My company has been put in receivership. With my 60th birthday in a few weeks, everyone seems to be rushing me with regards to my pension. Is it possible to slow things down a little?
I can understand the reasons for rushing you but I hope we will find that not only is it unnecessary but it actually works against your interests.
With your company in receivership, the normal assumption will be that your employment ceases. Also, because the normal retirement age of your pension scheme is your 60th birthday, you will be expected to take benefits at that time.
Various pension scheme rules follow old legislation in not allowing members to transfer benefits out of the scheme in the year before retirement and certainly not after normal retirement age.
I understand the benefits of income drawdown via a personal pension plan have already been explained to you by others and you would like to go down this route. It is merely the rush that is concerning you.
A further complication will be that the receiver will quite naturally want to look at your pension scheme to ensure that everything has been dealt with properly and, in particular, that there are no funds available to him. Essentially, he will be looking to see whether you have undertaken improper transactions with regard to your pension fund and whether there is overfunding.
From what you have said, neither of these situations applies to you but this will not stop the receiver from wanting to take a closer look.
The most important point, that I am surprised has not been raised with you, is the prospect of a demutualisation bonus. The insurance company providing your pension scheme, which is fully invested in its with-profits fund, has announced that it is to demutualise. It has said that it will not confirm how, and if, any demutualisation bonus will be payable in your situation. However, if it follows the trend of recent demutualisations, in particular, the Scottish Widows fund, then if you were to take your pension with the holding insurance company or defer taking your pension, there would the potential for a substantial bonus.
The starting point is to look at the rules of your pension fund. This I have done and they quite clearly state that benefits must be taken at the “specified retirement age” if all employment has ceased. If you are in other employment, then you are able to make a request to the trustees to alter you specified retirement age.
I understand that you have already set up another company. All we need to undertake now is to ensure that you are correctly registered on its payroll before your 60th birthday and undertake an exchange of letters between yourself and the trustees to alter your specified retirement age.
I can confirm that all the rules concerning transfer of benefits under your scheme relate to the specified retirement age. This includes such later specified retirement age as agreed with the exchange of letters.
I will write to the insurance company in question to see whether it is possible to move your benefits to a personal pension with it in the hope of retaining demutualisation rights. I have to say that I doubt whether we will obtain a satisfactory answer at this stage and even then I would doubt whether it would be possible.

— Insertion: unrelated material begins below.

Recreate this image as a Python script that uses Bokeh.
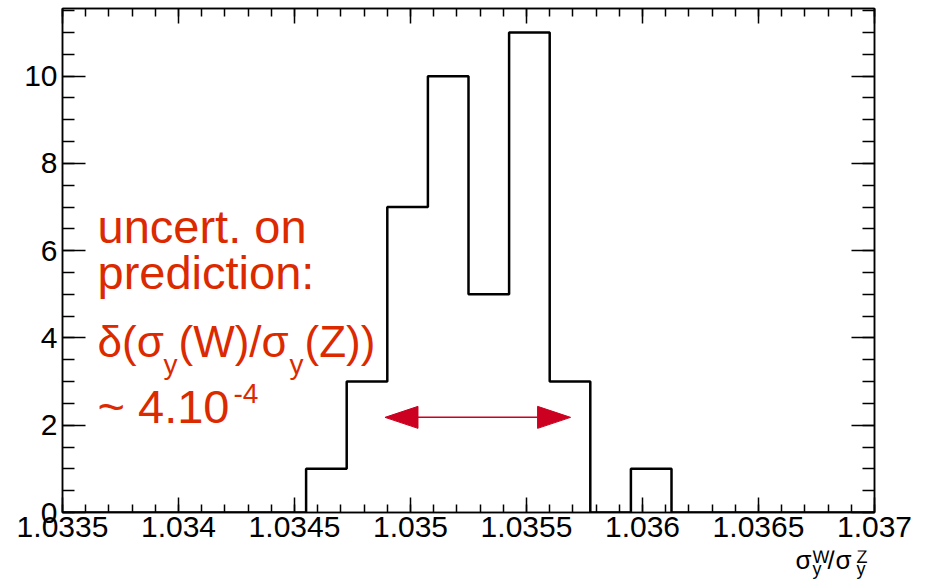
import numpy as np
from bokeh.plotting import figure
from bokeh.layouts import column
from bokeh.models import Range1d, LinearAxis, FixedTicker, Label
from bokeh.embed import file_html
from bokeh.resources import INLINE

# ---------------- data ----------------
X_LO, X_HI, N_BINS = 1.0335, 1.037, 20
COUNTS = [0, 0, 0, 0, 0, 0, 1, 3, 7, 10, 5, 11, 3, 0, 1, 0, 0, 0, 0, 0]
Y_MAX = 11.55
X_TICK_LABELS = ["1.0335", "1.034", "1.0345", "1.035", "1.0355", "1.036", "1.0365", "1.037"]
Y_TICKS = [0, 2, 4, 6, 8, 10]
ARROW_CENTER = 1.03529
ARROW_HALF = 0.0004
ARROW_Y = 2.18

RED = "#dc2a00"
ARROW_RED = "#cc0020"
FONT = "Liberation Sans"

# ---------------- main figure ----------------
W = 926
MAIN_H, TITLE_H = 550, 30
LEFT, RIGHT, TOP = 62, 52, 8
FRAME_BOTTOM = 512
BOTTOM = MAIN_H - FRAME_BOTTOM
FW, FH = W - LEFT - RIGHT, FRAME_BOTTOM - TOP

p = figure(width=W, height=MAIN_H, output_backend="svg", toolbar_location=None,
           x_range=Range1d(X_LO, X_HI), y_range=Range1d(0, Y_MAX),
           min_border_left=LEFT, min_border_right=RIGHT,
           min_border_top=TOP, min_border_bottom=BOTTOM)
p.grid.visible = False
p.background_fill_color = "white"
p.border_fill_color = "white"
p.outline_line_color = "black"
p.outline_line_width = 1.5

p.add_layout(LinearAxis(), "above")
p.add_layout(LinearAxis(), "right")

x_ticks = [float(s) for s in X_TICK_LABELS]
x_minor = [round(X_LO + 0.0001 * k, 6) for k in range(36)]
y_minor = [0.5 * k for k in range(24)]

for ax in p.xaxis:
    ax.ticker = FixedTicker(ticks=x_ticks, minor_ticks=x_minor)
    ax.major_tick_in, ax.major_tick_out = 15, 0
    ax.minor_tick_in, ax.minor_tick_out = 8, 0
for ax in p.yaxis:
    ax.ticker = FixedTicker(ticks=Y_TICKS, minor_ticks=y_minor)
    ax.major_tick_in, ax.major_tick_out = 23, 0
    ax.minor_tick_in, ax.minor_tick_out = 12, 0
for ax in list(p.xaxis) + list(p.yaxis):
    ax.axis_line_color = "black"
    ax.axis_line_width = 1.5
    ax.major_tick_line_color = "black"
    ax.major_tick_line_width = 1.5
    ax.minor_tick_line_color = "black"
    ax.minor_tick_line_width = 1.5
    ax.major_label_text_font = FONT
    ax.major_label_text_font_size = "30px"
    ax.major_label_text_color = "black"

p.below[0].major_label_overrides = {t: s for t, s in zip(x_ticks, X_TICK_LABELS)}
p.below[0].major_label_standoff = 4
p.left[0].major_label_standoff = 5
p.above[0].major_label_overrides = {t: "" for t in x_ticks}
p.above[0].major_label_standoff = 0
p.right[0].major_label_overrides = {t: "" for t in Y_TICKS}
p.right[0].major_label_standoff = 0

# ---------------- histogram outline ----------------
edges = np.linspace(X_LO, X_HI, N_BINS + 1)
xs, ys = [edges[0]], [0]
for i, c in enumerate(COUNTS):
    xs += [edges[i], edges[i + 1]]
    ys += [c, c]
xs.append(edges[-1])
ys.append(0)
p.line(xs, ys, line_color="black", line_width=2.5)

# ---------------- arrow ----------------
px_x = FW / (X_HI - X_LO)
px_y = FH / Y_MAX
head_len = 33 / px_x
head_hw = 11 / px_y
a0, a1 = ARROW_CENTER - ARROW_HALF, ARROW_CENTER + ARROW_HALF
p.segment(x0=[a0 + head_len], y0=[ARROW_Y], x1=[a1 - head_len], y1=[ARROW_Y],
          line_color=ARROW_RED, line_width=1.5)
p.patches(xs=[[a0, a0 + head_len, a0 + head_len], [a1, a1 - head_len, a1 - head_len]],
          ys=[[ARROW_Y, ARROW_Y + head_hw, ARROW_Y - head_hw],
              [ARROW_Y, ARROW_Y + head_hw, ARROW_Y - head_hw]],
          fill_color=ARROW_RED, line_color=ARROW_RED)

# ---------------- texts ----------------
BASE_SHIFT = 0.34  # rendered glyph baseline sits this many em below the anchor


def label(fig, text, sx, baseline, size, color, y_bottom):
    sy = baseline - BASE_SHIFT * size
    fig.add_layout(Label(x=sx - LEFT, y=y_bottom - sy, x_units="screen", y_units="screen",
                         text=text, text_font=FONT, text_font_size=f"{size}px",
                         text_color=color, text_baseline="alphabetic", text_align="left"))

BIG, MID, SMALL = 47, 44, 28
for txt, sx, sy, size in [("uncert. on", 97, 242, BIG),
                          ("prediction:", 97, 288, BIG),
                          ("δ(σ", 97, 356, MID),
                          ("y", 163, 374, SMALL),
                          ("(W)/σ", 178, 356, MID),
                          ("y", 289, 374, SMALL),
                          ("(Z))", 304, 356, MID),
                          ("~ 4.10", 97, 422, BIG),
                          ("-4", 233, 403, SMALL)]:
    label(p, txt, sx, sy, size, RED, FRAME_BOTTOM)

# ---------------- x-axis title strip: sigma_y^W / sigma_y^Z ----------------
t = figure(width=W, height=TITLE_H, output_backend="svg", toolbar_location=None,
           x_axis_location=None, y_axis_location=None,
           min_border_left=LEFT, min_border_right=RIGHT, min_border_top=0, min_border_bottom=0,
           x_range=Range1d(0, 1), y_range=Range1d(0, 1))
t.grid.visible = False
t.outline_line_color = None
t.background_fill_color = "white"
t.border_fill_color = "white"
for txt, sx, sy, size in [("σ", 795, 568, 26),
                          ("W", 812, 563, 18),
                          ("y", 812, 575, 18),
                          ("/", 827, 568, 26),
                          ("σ", 835, 568, 26),
                          ("Z", 856, 563, 18),
                          ("y", 856, 575, 18)]:
    label(t, txt, sx, sy - MAIN_H, size, "black", TITLE_H)

layout = column(p, t, spacing=0)
open("out.html", "w").write(file_html(layout, INLINE))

My recommendations today are to ensure you have a contract of employment and have received taxed income with your new company before your 60th birthday.
Next, request a change in your specified retirement age under your existing arrangement, again before your birthday. Defer taking benefits until any demutualisation bonus is decided and then you have the freedom to set up a self-invested personal pension plan and undertake drawdown in your own time and leisure, having satisfied yourself that you fully understand the risk involved with such a transaction.